How do those guys down at ABC/PSW...errr...Transformation Ministries deal with you? They must shake their heads and say, "There goes McFadden again."


----------



## Ivan (Dec 7, 2007)

Blueridge Baptist said:


> I should have said 'confessional baptist' who hangs out with a bunch of presbyterians.



Me too! 

Sometimes I say Southern Baptist, but not often. Sometimes I say a Baptist sympathetic to the Founders movement.


----------



## etexas (Dec 7, 2007)

Used to call myself Robert Zimmerman.


----------



## Contra Marcion (Dec 7, 2007)

Quasi-theonomic, postmillenial, partial-preterist, apostate Campbellite, presbyterian Dad.


----------



## Kevin (Dec 7, 2007)

Blueridge Baptist said:


> I should have said 'confessional baptist' who hangs out with a bunch of presbyterians.



 Glad to have you!


----------



## Kevin (Dec 7, 2007)

I call myself a Presbyterian. Because I am one.


----------



## Southern Presbyterian (Dec 7, 2007)

Kevin said:


> Blueridge Baptist said:
> 
> 
> > I should have said 'confessional baptist' who hangs out with a bunch of presbyterians.
> ...


----------



## Southern Presbyterian (Dec 7, 2007)

Oh, and I call myself a Southern Presbyterian.


----------



## thekingsknight (Dec 7, 2007)

Hmm! Better claim this one quick - sinner saved by grace.


----------



## Bygracealone (Dec 7, 2007)

Depends on who I'm talking to. Sometimes simply call myself a conservative Christian; sometimes Protestant; sometimes Calvinist; and oftentimes Reformed Presbyterian.


----------



## Amazing Grace (Dec 8, 2007)

Answerman said:


> I'm a Presuppositional, Partial-Preterist, Postmillenial, Predestinarian, Presbyterian, Patriotic, Peasant.




AKA an *Alliterist*....


----------



## No Longer A Libertine (Dec 8, 2007)

I'm a sinner.


----------



## reformedcop (Dec 8, 2007)

Bible Thumper


----------



## Peter (Dec 8, 2007)

armourbearer said:


> I'm a Christian, Catholic, Protestant, Reformed, Presbyterian, Conservative.



In ascending order,

Dualist, Realist, Traditionalist, Monotheist, Christian, Catholic, Latin, Reformed

against, (to define you must delimit)

Material monist, Nominalist, Modernist, Pagan, Infidel, Heretic, Greek, Papist


----------



## MrMerlin777 (Dec 8, 2007)

A humble sinner saved by God's grace in Jesus Christ.


----------



## RamistThomist (Dec 8, 2007)

Peter said:


> armourbearer said:
> 
> 
> > I'm a Christian, Catholic, Protestant, Reformed, Presbyterian, Conservative.
> ...



Very interesting way of putting it.


----------



## javajedi (Dec 8, 2007)

Yea, it really depends who I am talking to.
I don't just say "Presbyterian" as most evangelicals think "liberal". So I would say "conservative Presbyterian".
I usually use "Reformed" over "Calvinist" as most non-reformed think all Calvinists hold to hyper-Calvinism .
Also, being in the Orthodox Presbyterian Chuch, I often have to explain that we are Orthodox (Eastern, Greek, etc) . 

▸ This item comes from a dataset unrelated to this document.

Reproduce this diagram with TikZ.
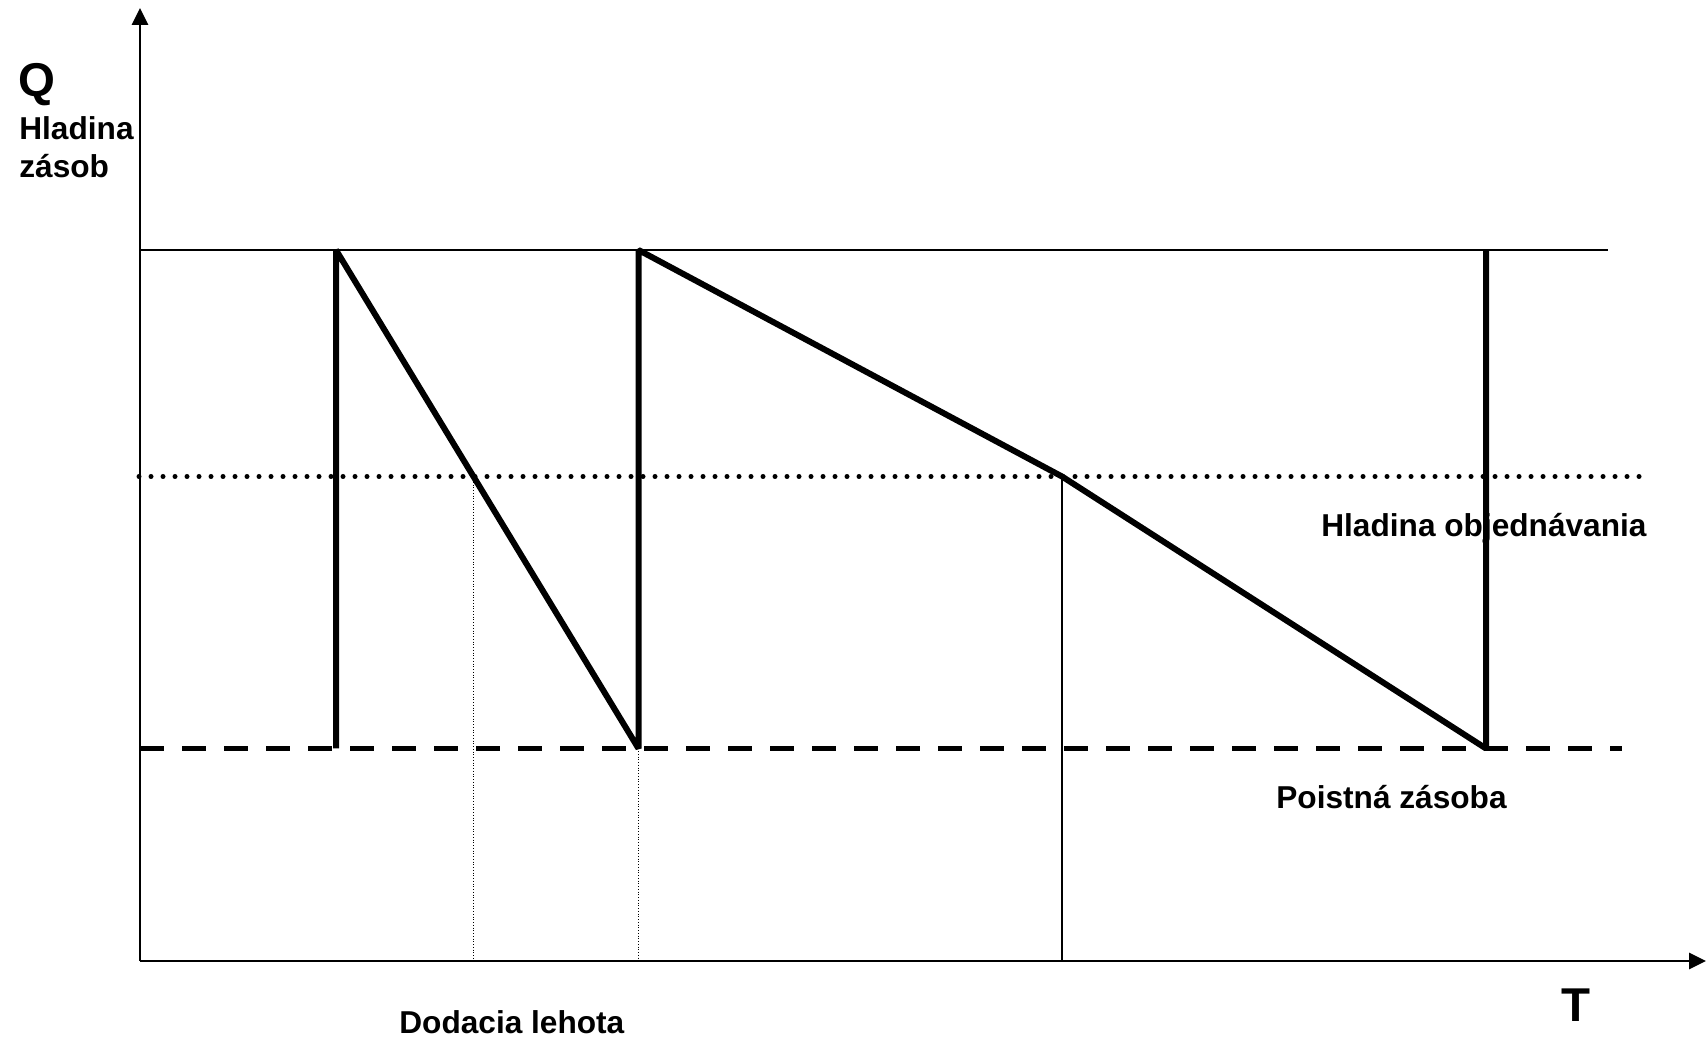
\documentclass[tikz,border=0pt]{standalone}
\usepackage{fontspec}
\setmainfont{Liberation Sans}
\usetikzlibrary{arrows.meta}

\begin{document}
\begin{tikzpicture}[
      x=0.2mm, y=-0.2mm,
      axis/.style={line width=0.55mm, -{Triangle[length=3.4mm, width=3.2mm]}},
      stock/.style={line width=1.2mm, line join=bevel},
      thinline/.style={line width=0.4mm},
      guide/.style={line width=0.2mm, dash pattern=on 0.2mm off 0.35mm},
      orderlvl/.style={line width=1mm, line cap=round, dash pattern=on 0pt off 2.4mm},
      safety/.style={line width=1mm, dash pattern=on 4.8mm off 3.6mm},
      lbl/.style={font=\bfseries\fontsize{18}{21}\selectfont, anchor=base west, inner sep=0pt},
      biglbl/.style={font=\bfseries\fontsize{27}{30}\selectfont, anchor=base west, inner sep=0pt}
  ]
      \useasboundingbox (0,0) rectangle (1706,1041);
      % axes
      \coordinate (o) at (140,961);
      \coordinate (ytop) at (140,8);
      \coordinate (xend) at (1706,961);
      \draw[axis] (o) -- (ytop);
      \draw[axis] (o) -- (xend);
      % levels
      \coordinate (maxL) at (140,250);
      \coordinate (maxR) at (1608,250);
      \coordinate (ordL) at (139,476.5);
      \coordinate (ordR) at (1641,476.5);
      \coordinate (safL) at (140,748.5);
      \coordinate (safR) at (1622,748.5);
      \draw[thinline, line width=0.5mm] (maxL) -- (maxR);
      \draw[orderlvl] (ordL) -- (ordR);
      \draw[safety] (safL) -- (safR);
      % stock curve
      \coordinate (p1) at (336,748.5);
      \coordinate (p2) at (336,250);
      \coordinate (p3) at (638.5,748.5);
      \coordinate (p4) at (638.5,250);
      \coordinate (r2) at (1062,476.5);
      \coordinate (p5) at (1486,748.5);
      \coordinate (p6) at (1486,250);
      \coordinate (r1) at (473,476.5);
      \draw[stock] (p1) -- (p2) -- (p3) -- (p4) -- (r2) -- (p5) -- (p6);
      % lead time guides
      \coordinate (g1) at (473,961);
      \coordinate (g2) at (638.5,961);
      \coordinate (g3) at (1062,961);
      \draw[guide] (r1) -- (g1);
      \draw[guide] (p3) -- (g2);
      \draw[thinline] (r2) -- (g3);
      % labels
      \node[biglbl] (qlbl) at (18,97) {Q};
      \node[lbl] (ylbl1) at (19,140) {Hladina};
      \node[lbl] (ylbl2) at (19,178) {zásob};
      \node[lbl] (ordlbl) at (1321,537) {Hladina objednávania};
      \node[lbl] (saflbl) at (1276,809) {Poistná zásoba};
      \node[lbl] (leadlbl) at (399,1033) {Dodacia lehota};
      \node[biglbl] (tlbl) at (1561,1021) {T};
  \end{tikzpicture}
\end{document}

So, usually there is some explanation along with what ever 'label' I give.


----------



## panta dokimazete (Dec 8, 2007)

God sovereign-tist 

or Soli Deo Glori-ist!


----------



## PuritanCovenanter (Dec 9, 2007)

Reformed Baptist or 1689er. 

But when people ask me about my email addy, and name PuritanCovenanter, I usually launch into a history lesson about the Puritans and Scottish Covenanters. I like them so much.


----------



## Megaloo (Dec 9, 2007)

I think I'm going to use the word, REGENERATE! (with an accent)...(not an Aussie accent though, a southern American one)....(no, I'm not of Aussie material, just want to make sure people know where I'm coming from) I am going to start calling my Christian pals regenerate, because at first, people will think I'm saying something mean, but I'm not, I'm just acknowledging their regenerative state.
I listened to a Piper sermon the other day and he was talking about using the word regeneration. It is a great word! It means I am a new creature in Christ and I am being renewed everyday though sanctification.


----------



## kvanlaan (Dec 9, 2007)

Usually, just Christian. If they delve further, I am Reformed, and then _they_ start calling me a Calvinist.


----------



## tfelice (Dec 9, 2007)

Depends on the audience, but usually Conservative Protestant, sometimes with the expanded "very similar to Presbyterian".


----------



## etexas (Dec 9, 2007)

Sometimes I like telling people I am a French-Man who glows blue after 11:00.


----------



## Dieter Schneider (Dec 10, 2007)

I like I D Campbell's explanation of Rabbi Duncan, "I'm first a Christian, next a Catholic, then a Calvinist, fourth a Paedobaptist, and fifth a Presbyterian". I applaud such ecumenism, notwithstanding my own Baptist convictions. I like the guy - we were students together (well, not Rabbi Duncan, of course). He is one of the finest theologians alive! His church website is most helpful.


----------



## RamistThomist (Dec 18, 2007)

Recovering Republican, taking it one day at a time.


----------



## BobVigneault (Dec 18, 2007)

Yes! You, me and John Loftus. Everyday in every way I'm a little bit better.



Spear Dane said:


> Recovering Republican, taking it one day at a time.


----------



## mr_burns (Dec 18, 2007)

I usually call myself "I" or "me"

Most other people call me "Ryan" but it just sounds weird when I do it.


----------



## raekwon (Dec 18, 2007)

Usually "Christian" is where I stop initially. The more descriptors you add, the less people are willing to give you a hearing, I've found. As conversations progress and questions are asked and answered, it becomes clearer and clearer just what "kind" of Christian I am.


----------